Uncanny X-Men #472-474 (2006): Claremont run ends

Oh, great (he said with defeated sarcasm).  Jamie Braddock is here. He’s a character I hate so much I have refused to tag him. I generally hate all the Captain Britain/UK Comics/Alternate reality crap. The fact that Chris Claremont’s return (again) to the title he took from unknown to brilliant decades ago ends here is appropriate. This run has largely been terrible rehash, and this is more of the same.

Sigh.Anyway, a few stories ago, Psylocke was blipped out of reality. Of course she’s not dead.  We all knew she wasn’t.  It was just her turn to be killed-and-brought-back, one of many things that happens far too often in X-books.
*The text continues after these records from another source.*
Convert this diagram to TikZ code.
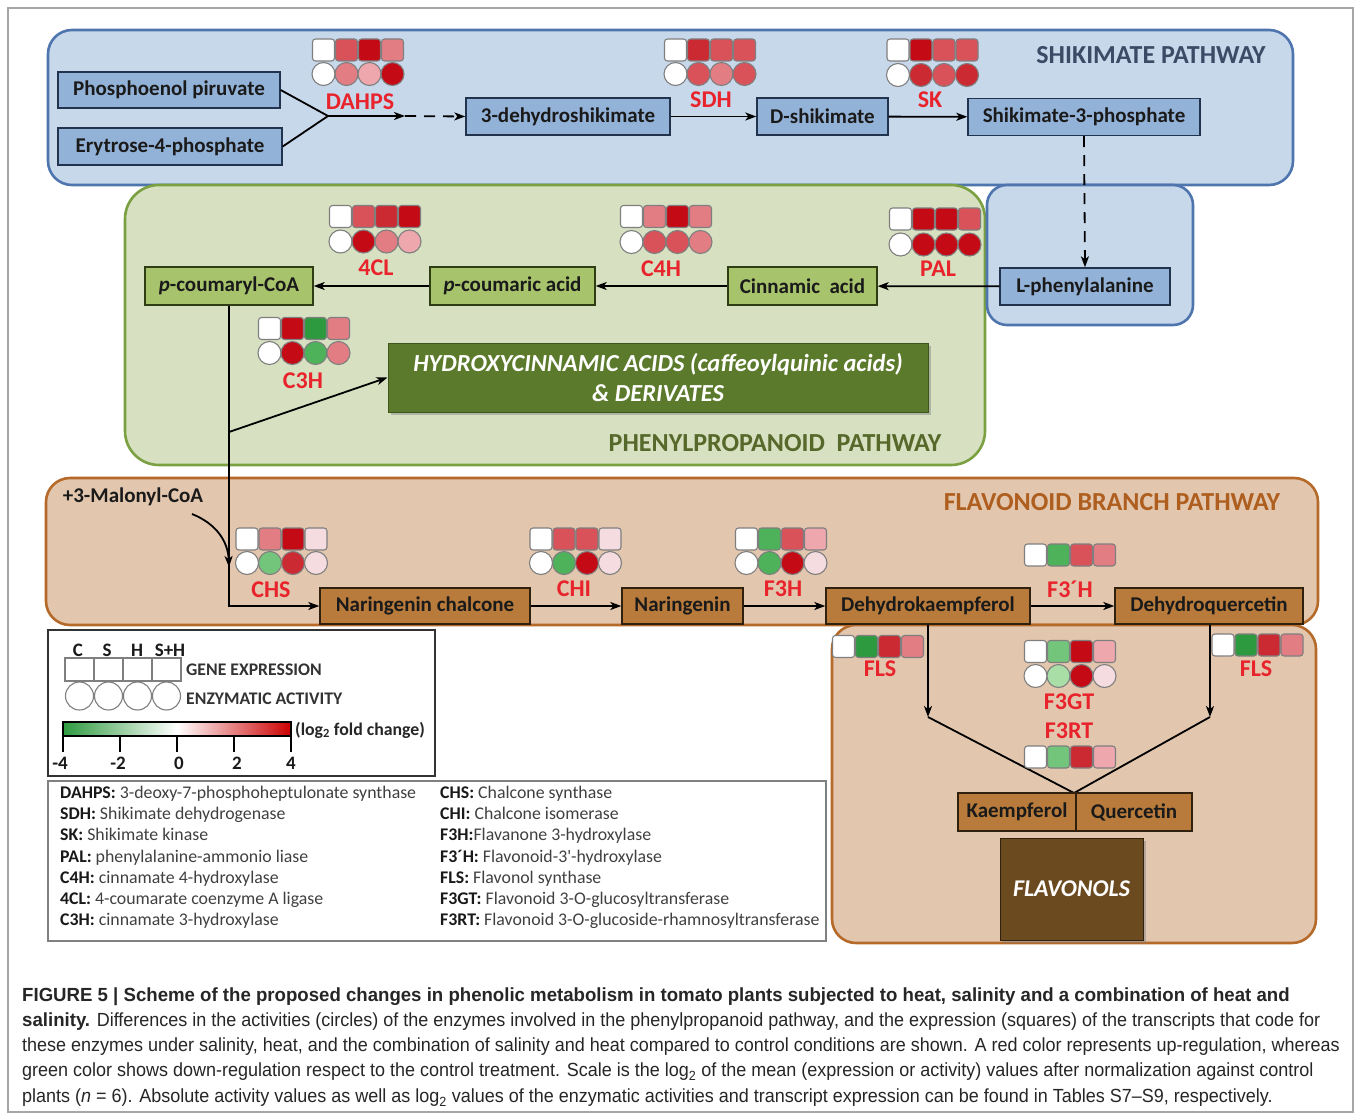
\documentclass[tikz,border=0pt]{standalone}
\usepackage{fontspec}
\setmainfont{Carlito}
\newfontfamily\capfont[FakeStretch=0.947,BoldFeatures={FakeStretch=0.98}]{Liberation Sans}
\usetikzlibrary{arrows.meta,shadows}
\definecolor{shbg}{HTML}{C8D8EB}
\definecolor{shborder}{HTML}{4F75AE}
\definecolor{shnode}{HTML}{93B2D8}
\definecolor{shdraw}{HTML}{22344D}
\definecolor{shtitle}{HTML}{3B4B66}
\definecolor{grbg}{HTML}{D7E1C1}
\definecolor{grborder}{HTML}{7AA042}
\definecolor{grnode}{HTML}{A7C36B}
\definecolor{grdraw}{HTML}{2F3D15}
\definecolor{grtitle}{HTML}{56682A}
\definecolor{hydro}{HTML}{5B7A2B}
\definecolor{flbg}{HTML}{E2C6AE}
\definecolor{flborder}{HTML}{B56A2A}
\definecolor{flnode}{HTML}{B87B3B}
\definecolor{fldraw}{HTML}{30200E}
\definecolor{fltitle}{HTML}{AE5E1E}
\definecolor{flavo}{HTML}{6B4A1F}
\definecolor{enzred}{HTML}{E8232B}
\definecolor{rA}{HTML}{F4DCE1}
\definecolor{rB}{HTML}{EDA7AD}
\definecolor{rC}{HTML}{E27D84}
\definecolor{rD}{HTML}{D9525A}
\definecolor{rE}{HTML}{CC2A33}
\definecolor{rF}{HTML}{C40A14}
\definecolor{gA}{HTML}{A9DEA6}
\definecolor{gB}{HTML}{74C57C}
\definecolor{gC}{HTML}{4DB25A}
\definecolor{gD}{HTML}{2E9A3F}
\definecolor{glyphline}{HTML}{7F7F7F}
\definecolor{nodetext}{HTML}{1A1A1A}
\newcommand\sqrow[6]{%
  \foreach \c [count=\i from 0] in {#3,#4,#5,#6}{%
    \draw[glyph,fill=\c,rounded corners=3pt] ({#1-45.5+23*\i},{#2-11}) rectangle ++(22,22);
  }}
\newcommand\cirrow[6]{%
  \foreach \c [count=\i from 0] in {#3,#4,#5,#6}{%
    \draw[glyph,fill=\c] ({#1-34.5+23*\i},{#2}) circle[radius=11.5];
  }}
\begin{document}
\begin{tikzpicture}[x=1pt,y=-1pt,
  glyph/.style={draw=glyphline,line width=1.1pt},
  region/.style={line width=2.6pt},
  title/.style={font=\bfseries\fontsize{26}{28}\selectfont,inner sep=0pt},
  mnode/.style={line width=1.4pt,inner sep=0pt,minimum height=37,text=nodetext,font=\bfseries\fontsize{21}{23}\selectfont},
  shk/.style={mnode,draw=shdraw,fill=shnode},
  grn/.style={mnode,draw=grdraw,fill=grnode},
  brn/.style={mnode,draw=fldraw,fill=flnode},
  arr/.style={line width=1.8pt,-{Stealth[length=11pt,width=8pt,inset=3pt]}},
  conn/.style={line width=1.8pt},
  enz/.style={text=enzred,font=\bfseries\fontsize{24}{25}\selectfont,inner sep=0pt},
  capline/.style={anchor=west,inner sep=0pt,font=\capfont\fontsize{19}{21}\selectfont,text=black!85}
]
\useasboundingbox (0,0) rectangle (1360,1116);
\fill[white] (0,0) rectangle (1360,1116);
\draw[black!35,line width=1.2pt] (8,8) rectangle (1353,1112);

% ---------- regions ----------
\draw[region,fill=shbg,draw=shborder,rounded corners=24] (48,30) rectangle (1293,185);
\draw[region,fill=grbg,draw=grborder,rounded corners=34] (125,185) rectangle (985,465);
\draw[region,fill=shbg,draw=shborder,rounded corners=20] (987,185) rectangle (1193,325);
\draw[region,fill=flbg,draw=flborder,rounded corners=24] (46,478) rectangle (1318,625);
\draw[region,fill=flbg,draw=flborder,rounded corners=24] (832,625) rectangle (1316,943);

\node[title,text=shtitle] (tshk) at (1151,55) {SHIKIMATE PATHWAY};
\node[title,text=grtitle] (tgr) at (775,443) {PHENYLPROPANOID\ \ PATHWAY};
\node[title,text=fltitle] (tfl) at (1112,502) {FLAVONOID BRANCH PATHWAY};

% ---------- metabolites ----------
\node[shk,minimum width=222,minimum height=36] (pep) at (169,90) {Phosphoenol piruvate};
\node[shk,minimum width=224] (e4p) at (170,146.5) {Erytrose-4-phosphate};
\node[shk,minimum width=204] (dhs) at (568,116.5) {3-dehydroshikimate};
\node[shk,minimum width=131] (dsh) at (822.5,116.5) {D-shikimate};
\node[shk,minimum width=232] (s3p) at (1084,117) {Shikimate-3-phosphate};
\node[shk,minimum width=170] (lphe) at (1085,286.5) {L-phenylalanine};
\node[grn,minimum width=149,minimum height=38] (cin) at (802.5,286) {Cinnamic\ \ acid};
\node[grn,minimum width=165,minimum height=38] (pca) at (512.5,286) {\textit{p}-coumaric acid};
\node[grn,minimum width=168,minimum height=38] (pcoa) at (229,286) {\textit{p}-coumaryl-CoA};
\node[draw=hydro!70!black,fill=hydro,line width=1pt,minimum width=540,minimum height=69,inner sep=0pt,
      text=white,align=center,font=\bfseries\itshape\fontsize{24.5}{30}\selectfont,
      drop shadow={shadow xshift=3pt,shadow yshift=-3pt,opacity=0.45}] (hyd) at (658,377.5)
      {HYDROXYCINNAMIC ACIDS (caffeoylquinic acids)\\ \& DERIVATES};
\node[brn,minimum width=210,minimum height=36] (nch) at (425,606) {Naringenin chalcone};
\node[brn,minimum width=121,minimum height=36] (nar) at (682.5,606) {Naringenin};
\node[brn,minimum width=204,minimum height=36] (dhk) at (928,606) {Dehydrokaempferol};
\node[brn,minimum width=188,minimum height=36] (dhq) at (1209,606) {Dehydroquercetin};
\node[draw=fldraw,fill=flavo,line width=1pt,minimum width=143,minimum height=102,inner sep=0pt,
      text=white,font=\bfseries\itshape\fontsize{24}{26}\selectfont,
      drop shadow={shadow xshift=3pt,shadow yshift=-3pt,opacity=0.45}] (flv) at (1071.5,889) {FLAVONOLS};
\node[inner sep=0pt,text=nodetext,font=\bfseries\fontsize{21}{23}\selectfont] (mal) at (133,497) {+3-Malonyl-CoA};

% ---------- connectors ----------
\coordinate (J) at (328,116);
\coordinate (M) at (405,116);
\draw[conn] (pep.east) -- (J);
\draw[conn] (e4p.east) -- (J);
\draw[arr] (J) -- (M);
\draw[arr,dash pattern=on 11pt off 8pt] (M) -- (dhs.west);
\draw[arr] (dhs) -- (dsh);
\draw[arr] (dsh) -- (s3p);
\draw[arr,dash pattern=on 11pt off 8pt] (s3p.south) -- (lphe.north);
\draw[arr] (lphe) -- (cin);
\draw[arr] (cin) -- (pca);
\draw[arr] (pca) -- (pcoa);
\draw[arr] (pcoa.south) |- (nch.west);
\coordinate (B) at (229,432);
\draw[arr] (B) -- (hyd.west);
\coordinate (malS) at (192,514);
\coordinate (malE) at (229,567);
\draw[arr] (malS) .. controls (217,524) and (228,542) .. (malE);
\draw[arr] (nch) -- (nar);
\draw[arr] (nar) -- (dhk);
\draw[arr] (dhk) -- (dhq);
\coordinate (K1) at (928,717);
\coordinate (K2) at (1210,717);
\coordinate (KQ) at (1074,793);
\draw[arr] (dhk.south) -- (K1);
\draw[arr] ([xshift=1pt]dhq.south) -- (K2);
\draw[conn] (K1) -- (KQ);
\draw[conn] (K2) -- (KQ);
\node[brn,minimum width=118,minimum height=38] (kae) at (1017,812) {Kaempferol};
\node[brn,minimum width=116,minimum height=38] (que) at (1134,812) {Quercetin};

% ---------- enzyme glyphs ----------
\sqrow{358}{50}{white}{rD}{rF}{rC}
\cirrow{358}{74}{white}{rC}{rB}{rF}
\node[enz] (eDAHPS) at (360,102) {DAHPS};
\sqrow{710}{50}{white}{rE}{rD}{rD}
\cirrow{710}{74}{white}{rD}{rC}{rD}
\node[enz] (eSDH) at (711,100) {SDH};
\sqrow{932.5}{50}{white}{rF}{rD}{rD}
\cirrow{932.5}{75}{white}{rE}{rD}{rE}
\node[enz] (eSK) at (930,100) {SK};
\sqrow{375}{216.5}{white}{rD}{rE}{rF}
\cirrow{375}{241.5}{white}{rF}{rC}{rB}
\node[enz] (e4CL) at (376,268) {4CL};
\sqrow{666}{216.5}{white}{rC}{rF}{rC}
\cirrow{666}{242}{white}{rD}{rD}{rC}
\node[enz] (eC4H) at (661,269) {C4H};
\sqrow{935}{219}{white}{rF}{rF}{rD}
\cirrow{935}{244.5}{white}{rF}{rF}{rF}
\node[enz] (ePAL) at (938,269) {PAL};
\sqrow{304}{328.5}{white}{rF}{gD}{rC}
\cirrow{304}{353}{white}{rF}{gC}{rC}
\node[enz] (eC3H) at (303,381) {C3H};
\sqrow{281.5}{539}{white}{rC}{rF}{rA}
\cirrow{281.5}{563}{white}{gB}{rE}{rA}
\node[enz] (eCHS) at (271,590) {CHS};
\sqrow{575.5}{539}{white}{rD}{rD}{rA}
\cirrow{575.5}{563}{white}{gC}{rF}{rA}
\node[enz] (eCHI) at (574,589) {CHI};
\sqrow{781}{539}{white}{gC}{rD}{rB}
\cirrow{781}{563}{white}{gC}{rF}{rA}
\node[enz] (eF3H) at (783,589) {F3H};
\sqrow{1070}{555}{white}{gC}{rD}{rC}
\node[enz] (eF3pH) at (1070,589) {F3´H};
\sqrow{878}{646.5}{white}{gD}{rE}{rC}
\node[enz] (eFLS1) at (880,669) {FLS};
\sqrow{1070}{651.5}{white}{gB}{rF}{rB}
\cirrow{1070}{676}{white}{gA}{rF}{rA}
\node[enz] (eF3GT) at (1069,702) {F3GT};
\node[enz] (eF3RT) at (1069,731) {F3RT};
\sqrow{1070}{757}{white}{gB}{rE}{rB}
\sqrow{1257.5}{645}{white}{gD}{rE}{rC}
\node[enz] (eFLS2) at (1256,669) {FLS};

% ---------- legend 1 ----------
\draw[fill=white,draw=black!80,line width=1.4pt] (48,630) rectangle (435,776);
\foreach \lx/\lt in {78/C,107/S,137/H,170/S+H}
  \node[inner sep=0pt,font=\bfseries\fontsize{19}{20}\selectfont,text=nodetext] at (\lx,650) {\lt};
\foreach \i in {0,1,2,3}{
  \draw[glyph] ({65+29*\i},658) rectangle ++(29,23);
  \draw[glyph] ({79.5+29*\i},696) circle[radius=14];
}
\node[anchor=west,inner sep=0pt,font=\bfseries\fontsize{17.7}{19}\selectfont,text=black!80] (lgGE) at (186,670) {GENE EXPRESSION};
\node[anchor=west,inner sep=0pt,font=\bfseries\fontsize{17.7}{19}\selectfont,text=black!80] (lgEA) at (186,699) {ENZYMATIC ACTIVITY};
\shade[left color=gD,right color=red!80!black,middle color=white] (63,722) rectangle (291,736);
\draw[black,line width=1.3pt] (63,722) rectangle (291,736);
\foreach \tx in {63,120,177,234,291}
  \draw[black,line width=1.6pt] (\tx,736) -- (\tx,752);
\foreach \tx/\tl in {60/-4,118/-2,179/0,237/2,291/4}
  \node[inner sep=0pt,font=\bfseries\fontsize{19}{20}\selectfont,text=nodetext] at (\tx,763) {\tl};
\node[anchor=west,inner sep=0pt,font=\bfseries\fontsize{17.8}{19}\selectfont,text=black!85] (lglog) at (295,730) {(log\textsubscript{2} fold change)};

% ---------- legend 2 ----------
\draw[fill=white,draw=black!50,line width=1.2pt] (48,781) rectangle (826,941);
\node[anchor=north west,inner sep=0pt,align=left,font=\fontsize{17.8}{21.2}\selectfont,text=black!75] (lgA) at (60,786)
 {\textbf{\color{black!90}DAHPS:} 3-deoxy-7-phosphoheptulonate synthase\\
  \textbf{\color{black!90}SDH:} Shikimate dehydrogenase\\
  \textbf{\color{black!90}SK:} Shikimate kinase\\
  \textbf{\color{black!90}PAL:} phenylalanine-ammonio liase\\
  \textbf{\color{black!90}C4H:} cinnamate 4-hydroxylase\\
  \textbf{\color{black!90}4CL:} 4-coumarate coenzyme A ligase\\
  \textbf{\color{black!90}C3H:} cinnamate 3-hydroxylase};
\node[anchor=north west,inner sep=0pt,align=left,font=\fontsize{17.8}{21.2}\selectfont,text=black!75] (lgB) at (440,786)
 {\textbf{\color{black!90}CHS:} Chalcone synthase\\
  \textbf{\color{black!90}CHI:} Chalcone isomerase\\
  \textbf{\color{black!90}F3H:}Flavanone 3-hydroxylase\\
  \textbf{\color{black!90}F3´H:} Flavonoid-3\textquotesingle-hydroxylase\\
  \textbf{\color{black!90}FLS:} Flavonol synthase\\
  \textbf{\color{black!90}F3GT:} Flavonoid 3-O-glucosyltransferase\\
  \textbf{\color{black!90}F3RT:} Flavonoid 3-O-glucoside-rhamnosyltransferase};

% ---------- caption ----------
\node[capline] (cap1) at (22,997) {\bfseries FIGURE 5 | Scheme of the proposed changes in phenolic metabolism in tomato plants subjected to heat, salinity and a combination of heat and};
\node[capline] (cap2) at (22,1022) {\textbf{salinity.} Differences in the activities (circles) of the enzymes involved in the phenylpropanoid pathway, and the expression (squares) of the transcripts that code for};
\node[capline] (cap3) at (22,1047) {these enzymes under salinity, heat, and the combination of salinity and heat compared to control conditions are shown. A red color represents up-regulation, whereas};
\node[capline] (cap4) at (22,1072) {green color shows down-regulation respect to the control treatment. Scale is the log\textsubscript{2} of the mean (expression or activity) values after normalization against control};
\node[capline] (cap5) at (22,1098) {plants (\textit{n} = 6). Absolute activity values as well as log\textsubscript{2} values of the enzymatic activities and transcript expression can be found in Tables S7–S9, respectively.};
\end{tikzpicture}
\end{document}
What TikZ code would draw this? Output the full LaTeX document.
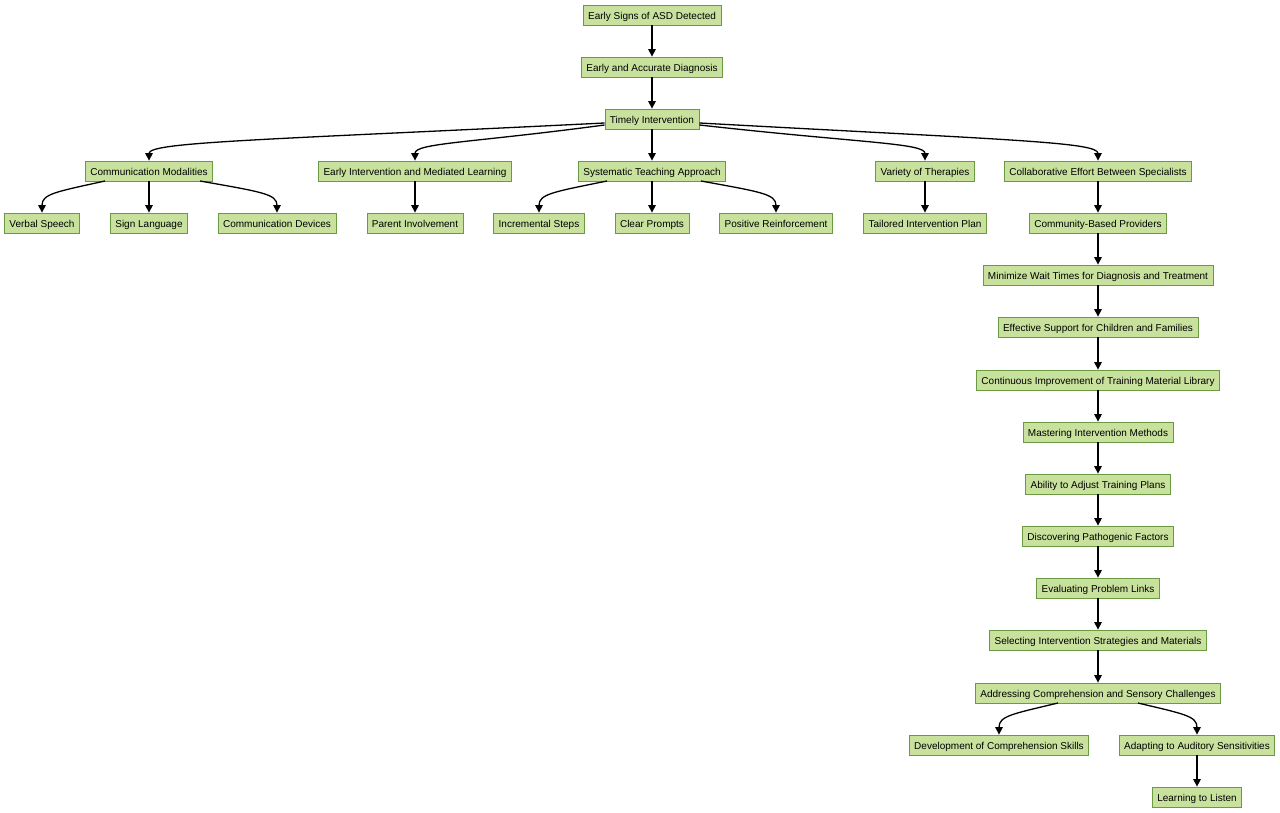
\documentclass[tikz,border=0pt]{standalone}
\usepackage{fontspec}
\setmainfont{Liberation Sans}
\usetikzlibrary{arrows.meta}
\definecolor{boxfill}{HTML}{C8E29E}
\definecolor{boxline}{HTML}{6A9A44}
\tikzset{
  box/.style={draw=boxline, fill=boxfill, line width=0.8pt, minimum height=20pt, inner xsep=5pt, inner ysep=0pt, text height=9pt, text depth=0pt, font=\fontsize{10}{12}\selectfont},
  edge/.style={draw=black, line width=1.3pt, -{Triangle[length=7.5pt,width=7.5pt]}}
}
\begin{document}
\begin{tikzpicture}[x=1pt,y=-1pt]
\useasboundingbox (0,0) rectangle (1280,813);
% row 1-3
\node[box] (esd) at (652,15) {Early Signs of ASD Detected};
\node[box] (ead) at (652,67) {Early and Accurate Diagnosis};
\node[box] (ti) at (652,119) {Timely Intervention};
% row 4
\node[box] (cm) at (149,171) {Communication Modalities};
\node[box] (eiml) at (415,171) {Early Intervention and Mediated Learning};
\node[box] (sta) at (652,171) {Systematic Teaching Approach};
\node[box] (vt) at (925,171) {Variety of Therapies};
\node[box] (ceb) at (1098,171) {Collaborative Effort Between Specialists};
% row 5
\node[box] (vs) at (42,223) {Verbal Speech};
\node[box] (sl) at (149,223) {Sign Language};
\node[box] (cd) at (277,223) {Communication Devices};
\node[box] (pi) at (415,223) {Parent Involvement};
\node[box] (is) at (539,223) {Incremental Steps};
\node[box] (cp) at (652,223) {Clear Prompts};
\node[box] (pr) at (776,223) {Positive Reinforcement};
\node[box] (tip) at (925,223) {Tailored Intervention Plan};
\node[box] (cbp) at (1098,223) {Community-Based Providers};
% column
\node[box] (mwt) at (1098,275) {Minimize Wait Times for Diagnosis and Treatment};
\node[box] (esc) at (1098,327) {Effective Support for Children and Families};
\node[box] (cit) at (1098,380) {Continuous Improvement of Training Material Library};
\node[box] (mim) at (1098,432) {Mastering Intervention Methods};
\node[box] (atp) at (1098,484) {Ability to Adjust Training Plans};
\node[box] (dpf) at (1098,536) {Discovering Pathogenic Factors};
\node[box] (epl) at (1098,588) {Evaluating Problem Links};
\node[box] (sis) at (1098,640) {Selecting Intervention Strategies and Materials};
\node[box] (acs) at (1098,693) {Addressing Comprehension and Sensory Challenges};
\node[box] (dcs) at (999,745) {Development of Comprehension Skills};
\node[box] (aas) at (1197,745) {Adapting to Auditory Sensitivities};
\node[box] (ltl) at (1197,797) {Learning to Listen};
% straight edges
\draw[edge] (esd) -- (ead);
\draw[edge] (ead) -- (ti);
\draw[edge] (ti) -- (sta);
\draw[edge] (cm) -- (sl);
\draw[edge] (eiml) -- (pi);
\draw[edge] (sta) -- (cp);
\draw[edge] (vt) -- (tip);
\draw[edge] (ceb) -- (cbp);
\draw[edge] (cbp) -- (mwt);
\draw[edge] (mwt) -- (esc);
\draw[edge] (esc) -- (cit);
\draw[edge] (cit) -- (mim);
\draw[edge] (mim) -- (atp);
\draw[edge] (atp) -- (dpf);
\draw[edge] (dpf) -- (epl);
\draw[edge] (epl) -- (sis);
\draw[edge] (sis) -- (acs);
\draw[edge] (aas) -- (ltl);
% curved edges from Timely Intervention
\draw[edge] (ti.west |- 0,123) .. controls (260,140) and (149,142) .. (cm.north);
\draw[edge] (ti.west |- 0,125) .. controls (470,143) and (415,143) .. (eiml.north);
\draw[edge] (ti.east |- 0,125) .. controls (860,143) and (925,143) .. (vt.north);
\draw[edge] (ti.east |- 0,123) .. controls (1010,140) and (1098,142) .. (ceb.north);
% curved edges from lower parents
\draw[edge] (105,181) .. controls (55,192) and (42,194) .. (vs.north);
\draw[edge] (200,181) .. controls (262,192) and (277,194) .. (cd.north);
\draw[edge] (607,181) .. controls (553,192) and (539,194) .. (is.north);
\draw[edge] (701,181) .. controls (761,192) and (776,194) .. (pr.north);
\draw[edge] (1058,703) .. controls (1012,714) and (999,716) .. (dcs.north);
\draw[edge] (1138,703) .. controls (1184,714) and (1197,716) .. (aas.north);
\end{tikzpicture}
\end{document}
Turns out, Jamie saved her. He does some stuff here (like killing everyone and then bringing them back to life) that Uatu seems to think matter.

But they’re not really all that important.  They’re more confusing than important.  There’s some kind of anti-Phoenix force and ugh ugh ugh this is Claremont at his most impenetrable.  Jamie Braddock dies in the end, I think.

While that whole awful drama is happening, Storm fights against a new slave trade in Africa that traffics in mutants.  At the end of this story, she asks the X-Men for help.

And that closes out Chris Claremont’s run. Go and read the Deadly Genesis miniseries now, before you read issue #475, because that mini is the start of Ed Brubaker’s run on this title.

Publishing the mini concurrent with this final arc kinda indicates that Marvel knew this was bad. It was like they were saying, “We know UXM sucks right now, but don’t worry–look at this cool stuff we’re doing!”